По ночам, свернувшись клубком под тонким одеялом и дрожа от холода, Лешек думал о маме. Он, конечно, знал, что она умерла – об этом ему частенько напоминали воспитатели – но не вполне понимал, что это значит. Он воображал, как она приходит в спальню, садиться на кровать рядом с ним, обнимает его и целует. Иногда эти мысли согревали его и утешали, а иногда заставляли тихо и безысходно плакать, зажимая рот подушкой, чтобы никто не услышал, как он исступленно шепчет себе под нос: «Мамочка, приди ко мне, пожалуйста! Приди только на минутку!» Мама любила его, мама гладила его по голове, она понимала его с полуслова и жалела. Лешек даже не думал о том, что она может защитить его, или просто забрать из этого мрачного, холодного места – так далеко его мечты не простирались. Возможно, допусти он такую мысль хоть раз, и безнадежность свела бы его с ума. Нет, о таком он мечтать не смел – ему хотелось лишь, чтобы его пожалели и приласкали. Поэтому в воображении он и пересказывал ей свои горести, и представлял, как мама прижимает его к себе и шепчет ласково: «Мой бедный Лешек».
Он был бесконечно одинок, и его первые попытки сблизиться с кем-то из ребят всегда заканчивались плачевно – если его и принимали в игру, то лишь для того, чтобы насмеяться, оставить в дураках или заставить плакать. Став постарше, Лешек понял, что таковыми были правила игры, и смеялись, и оставляли в дураках, и доводили до слез не только его одного. Но лишь он один сдавался и бежал от таких игр, бежал сам, когда его никто не гнал. В конце концов, он оставил попытки подружиться со сверстниками, замкнулся в себе, и всякое приглашение к общению испуганно принимал в штыки, чем настраивал ребят против себя еще сильней, пока окончательно не превратился в изгоя, довести которого до слез считалось не только не зазорным, но и в некотором роде почетным. И если сначала ему было скучно, то потом – страшно и стыдно.

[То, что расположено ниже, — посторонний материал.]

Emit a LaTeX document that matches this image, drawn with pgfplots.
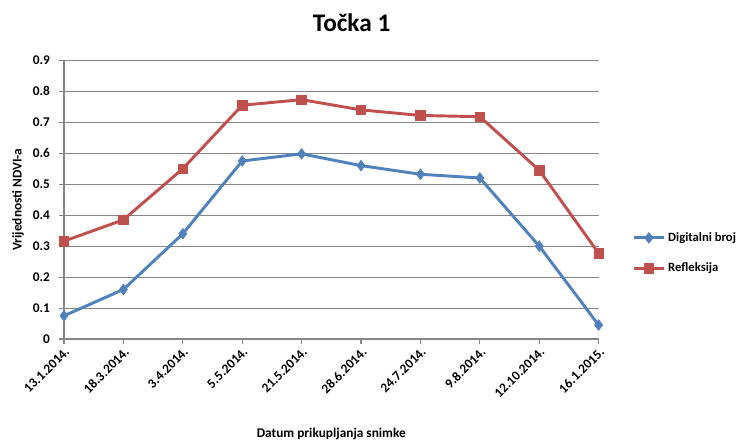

Он ходил, стараясь слиться со стенами, и в спальне забивался под одеяло, чтобы лишний раз не попасться кому-нибудь на глаза – тому, кто не знает чем сейчас заняться и найдет развлечение в том, чтобы немного его помучить. Лешек был гадок самому себе, противный страх сковывал его с головы до ног, если кто-то заступал ему дорогу или стаскивал с него одеяло. Он не был способен даже на то, что бы разозлиться, и неизменно мямлил и просил его не трогать.
Но мама, которой Лешек откровенно поверял свой ужас, и свою унизительную беспомощность, в его воображении никогда не осуждала его, напротив, утешала и объясняла его слабость понятными и уважительными причинами. С ней он говорил о своих мыслях, далеких от окружающей действительности, ей он пел песни, и ей рассказывал выдуманные трогательные истории, которые придумывал сам.
Только через три года его жизнь изменилась к лучшему – в приюте появился десятилетний Лытка, крещеный Лукой. У него имелся слух, и волею отца Паисия его определили в певчие, однако он оказался таким крепким, здоровым парнем, что и тринадцатилетние ребята побаивались к нему задираться. В приюте дети делились на четыре группы-спальни, примерно по пятнадцать человек, в соответствии с возрастом, и старшие редко обращали внимание на младших, но Лытку, как показалось Лешеку, уважали и ребята из старших групп.